Ways I’m working with demanding thoughts,
MEDIATION, watching thoughts in meditation is a powerful way of processing what these thoughts are actually saying to you, often the thoughts that say they are a priority are there one second, and next your thinking about something else. When a demanding thought occurs listen and make a conscious choice whether to react.
CHOICE, knowing I have a choice in whether I believe the thoughts ‘thoughts are not facts, even when they say they are ‘. The more we practise meditation the easier it gets to implement this way of being.
Nourishing thoughts come to mind for this one. How many times I say things that pull me down, that noise that drowns in your head all the time criticizing your every move. I wonder what thoughts help to nourish the mind instead? After all, words are the nourishment to the soul, so what we say about our selves can become a reality. Recently I’ve been trying affirmation cards, rather than figuring out what to write and repeating them, I find this process to fake it never really feels real. With the affirmation cards, I sort of just pick one from a random deck that feels right, I allow the words to relate to an experience I’m currently feeling and look at the card if I feel I need the words.

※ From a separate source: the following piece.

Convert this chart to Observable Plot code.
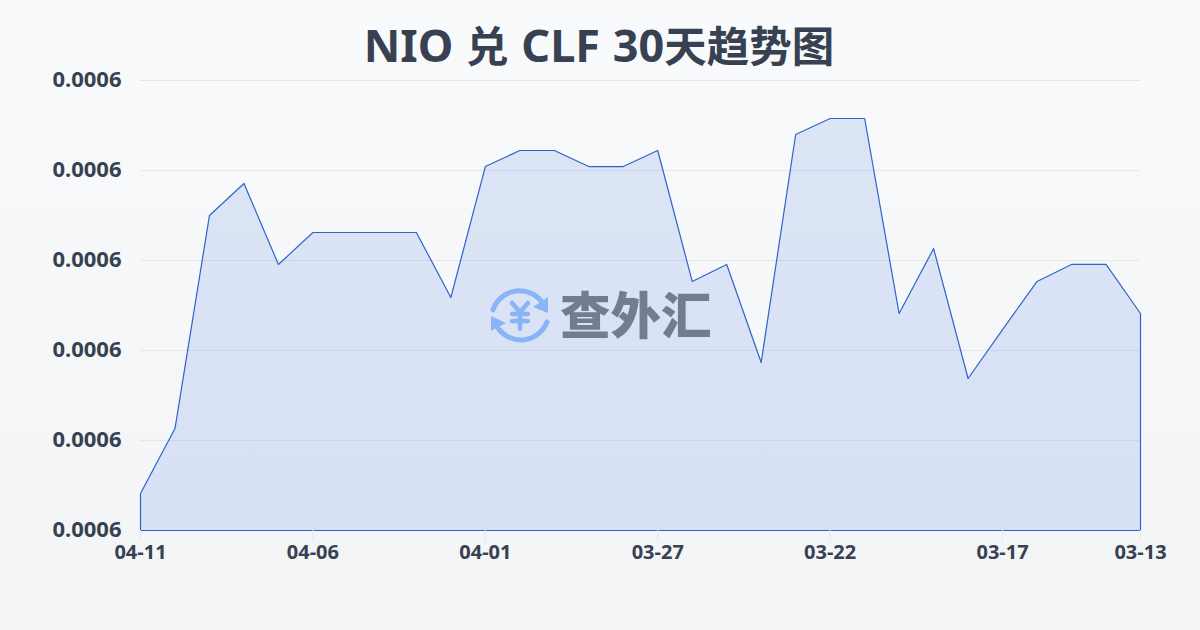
<!DOCTYPE html>
<html lang="zh">
<head>
<meta charset="utf-8">
<script src="https://cdn.jsdelivr.net/npm/d3@7"></script>
<script src="https://cdn.jsdelivr.net/npm/@observablehq/plot@0.6"></script>
<style>
html,body{margin:0;padding:0;width:1200px;height:630px;overflow:hidden;}
body{background:linear-gradient(180deg,#f8fafc 0%,#f2f4f6 100%);position:relative;font-family:"Noto Sans","Noto Sans CJK SC",sans-serif;}
#title{height:70px;line-height:88px;text-align:center;font-size:45px;font-weight:700;color:#374151;white-space:nowrap;word-spacing:1px;padding-right:2px;}
#title span{font-family:"Noto Sans CJK SC";font-size:42.5px;}
#chart svg{display:block;background:transparent;}
#mark{position:absolute;left:488px;top:284px;width:230px;height:64px;overflow:visible;}
</style>
</head>
<body>
<div id="title">NIO <span>兑</span> CLF 30<span>天趋势图</span></div>
<div id="chart"></div>
<svg id="mark" viewBox="0 0 230 64">
  <g fill="none" stroke="#8ab4f8" stroke-width="5" stroke-linecap="round">
    <path d="M5 26 A28 28 0 0 1 54 18"/>
    <path d="M59 38 A28 28 0 0 1 10 44"/>
  </g>
  <path d="M60 13 L60 29 L45 23 Z M3 32 L3 47 L18 39 Z" fill="#8ab4f8"/>
  <g fill="none" stroke="#8ab4f8" stroke-width="4.5" stroke-linecap="round">
    <path d="M24 19 L32 28 L40 19 M32 28 L32 45 M24 30 L40 30 M24 37 L40 37"/>
  </g>
  <text x="72" y="50" font-size="50.5" font-weight="900" fill="#747d8e" font-family="Noto Sans CJK SC">查外汇</text>
</svg>
<script>
const dates = ["04-11","04-10","04-09","04-08","04-07","04-06","04-05","04-04","04-03","04-02","04-01","03-31","03-30","03-29","03-28","03-27","03-26","03-25","03-24","03-23","03-22","03-21","03-20","03-19","03-18","03-17","03-16","03-15","03-14","03-13"];
const rates = [0.00056411,0.00057133,0.000595,0.00059856,0.00058956,0.00059311,0.00059311,0.00059311,0.00059311,0.00058589,0.00060044,0.00060222,0.00060222,0.00060044,0.00060044,0.00060222,0.00058767,0.00058956,0.00057867,0.000604,0.00060578,0.00060578,0.00058411,0.00059133,0.00057689,0.00058233,0.00058767,0.00058956,0.00058956,0.00058411];
const yTicks = [0.00056,0.00057,0.00058,0.00059,0.0006,0.00061];
const xTicks = ["04-11","04-06","04-01","03-27","03-22","03-17","03-13"];
const baseline = 0.00056;
const table = dates.map((d,i)=>({date:d,rate:rates[i],base:baseline}));

const chart = Plot.plot({
  width:1200,height:560,
  marginLeft:140,marginRight:60,marginTop:10,marginBottom:100,
  style:{background:"transparent",fontFamily:'"Noto Sans","Noto Sans CJK SC",sans-serif',overflow:"visible"},
  x:{type:"point",domain:dates,padding:0,round:false,label:null},
  y:{domain:[0.00056,0.00061],label:null},
  marks:[
    Plot.ruleY(yTicks,{stroke:"#e5e7eb",strokeWidth:1}),
    Plot.areaY(table,{x:"date",y1:"base",y2:"rate",fill:"#3b6fe0",fillOpacity:0.15,stroke:"#2f63cc",strokeWidth:1.2,curve:"linear",dx:0.5,dy:0.5}),
    Plot.axisY({ticks:yTicks,tickSize:0,tickPadding:19,tickFormat:d3.format(".4f"),fontSize:22,fontWeight:700,fill:"#374151",label:null,anchor:"left",dy:-1}),
    Plot.axisX({ticks:xTicks,tickSize:11,tickPadding:3,fontSize:20,fontWeight:700,fill:"#374151",stroke:"#e5e7eb",label:null,anchor:"bottom"})
  ]
});
document.getElementById("chart").appendChild(chart);
</script>
</body>
</html>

I drew these cards last week from an oracle deck, even if you are not spiritual these cards are very uplifting, they invoke something that is deep within and its truly wonderful to just sit in a space, take this card in your hands and feel a little happiness within. Both cards really related to the difficulties I’ve been having loving myself recently especially my body. Below are the two cards I’ve picked from a deck used, I’ve written them out for you to save for future inspiration.
I’m definitely getting to the point where I can no longer tolerate the social distancing situation, I miss my boyfriend, it was our twelve months anniversary on June the 16th and spending it two meters apart outside has just really hit, my frustration and sadness is becoming intolerable. I’ve tolerated a lot longer in the house before after being bed-bound and spending months seeing and doing nothing at all, but when its that year you’ve waited for to finally have a choice to go out and explore new places, catch up with actually living my young years it certainly feels intolerable. It is also so easy to get frustrated at others for these situations and lash out, it is certainly not a good way to deal with it or there fault.
Ways to cope with intolerable thoughts and feelings
- STEP BACK, from the thoughts and feelings, Are you lashing out in frustration? Be aware of how you’re reacting to this intolerable situation, are you blaming someone else? seeing it from a narrow-minded view? Really consider what you are reacting to and why.
- ACCEPTANCE, we only move forward when we make a conscious choice to accept, maybe there is nothing right now that can change the situation, but somehow accepting can help us find a solution right now.
- DISTRACTION, distract yourself, delve into a hobby you’ve wanted to try at home, carve out time to meditate, exercise, or do yoga, relax in a hot bath. Do anything else you can focus your attention on in a good way
- COMPROMISE, Maybe there is a way to still find the situation somewhat tolerable, Ask how you can compromise with the situation?
The last month has been difficult, I haven’t felt bothered about my meditation practice and I began to wonder whether I even wanted to continue with my teacher training with breathwork. Since doing my orientation workshop I’ve become more inspired again. It is the feeling of not really moving forward and feeling in limbo, it can really knock motivation. I remember at the end of my Mindfulness for health course we were asked to write a letter to ourselves to read later on when we where feeling discouraged from practicing. Writing letters to yourself for self-encouragement is becoming a popular practice, one I am certainly wanting to implement.
Being in the house it’s easy to just sit there and watch TV and not give care while lounging all day, fortunately, I have some practice in this situation as a lot of my time is spent at home. One of those things I’ve felt a lot bothered by is my style this year, I’ve realized I stick to a lot of items that make me feel so uninspired. Last week I wore a dress I rather felt comfortable it was soft denim with an embroidered pattern, it made me feel happy inside and confident. I have definitely fallen into the trap of not being bothered to get up and dress or wearing a little makeup, even wash my hair, it feels like the old days where how I looked never bothered me at all. It is still so easy to fall into this pattern, but getting up, showering and dressing makes me feel awake and ready for the day. Somehow I still think what we look like and wear has an impact on how we feel inside, not that we should feel obliged to look a certain way but more how we feel about ourselves, what makes us feel good.